Third, religious believers usually claim far more for their beliefs than merely their practical usefulness. We are typically meant to think that they have a keener understanding of ultimate reality than the rest of us, or that it is only by thinking like they do that one can have a secure basis for morality. People believing what they have to believe to get through the day is one thing, but trying to align public policy to those beliefs is quite another. Relentless bigotry towards homosexuals, support for oppressive sex roles in the name of “traditional family values”, attempts to limit the availability of abortion and to infantilize women who seek them, resistance to important medical research, and casual contempt for atheists are not the result of people hypothesizing things for the sake of providing cogent answers to metaphysical questions. They are the result of a pathological way of thinking, one that is positively encouraged in too many of the nation’s pulpit’s Enns’ little whitewash of religion simply fails to do it justice.
Let us skip ahead to the end:
Oddly, some Christian fundamentalists and some atheist fundamentalists suffer under the same delusion, that their view on ultimate reality is fully supported by reason, logic, and evidence.
Both are wrong.
For both the religious and atheists, there is mystery. Atheists are free to be atheists, but they don’t know any more than anyone else.
So let me see if I understand the situation. Christian theists claim not only that God exists, but that he assumed human form, lived a sinless life, and died on the Cross for my sins. They tell me that if I fail to accept their claims, which are defended, apparently, on the basis of emotion and intuition, then I will meet a grim fate in the afterlife.
Atheists, by contrast, claim simply that there is no good evidence that those claims are true and substantial evidence that they are false.

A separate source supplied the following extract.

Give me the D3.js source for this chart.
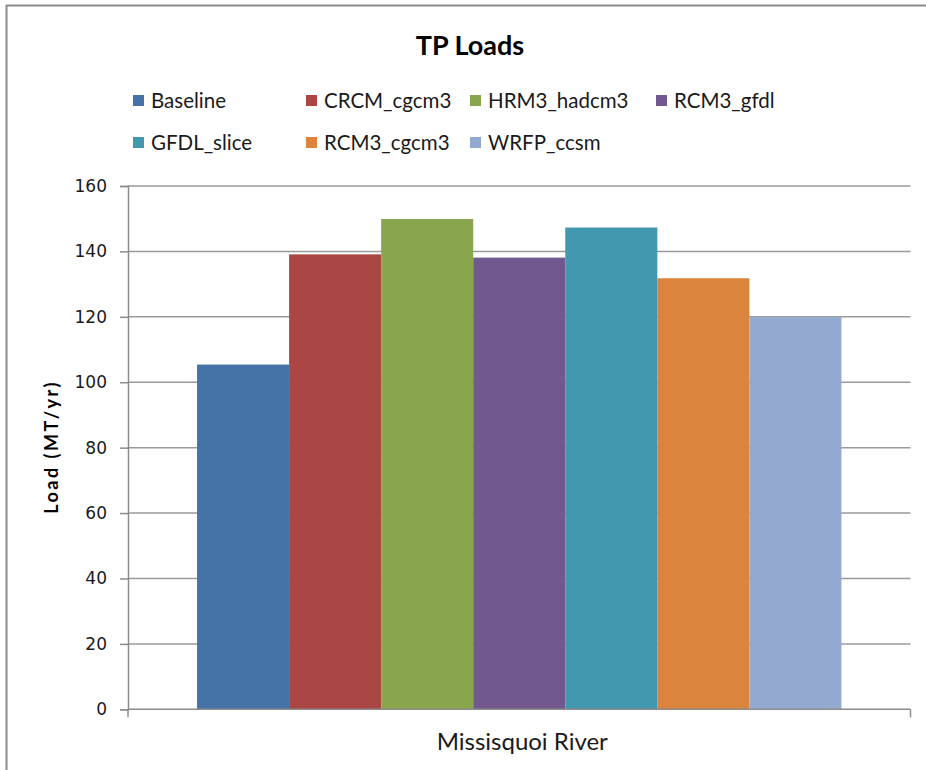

But we’re all in the same boat?
Enns’ argument here is based entirely on a bogus caricature of atheism. There are no atheist fundamentalists claiming metaphysical certainty or denying that there are mysteries in the universe. By contrast, there are plenty of religious folks, not just fundamentalists, who claim a great deal of certainty on topics about which they have no basis feeling certain. This false certainty has profoundly negative impacts on our discourse and politics.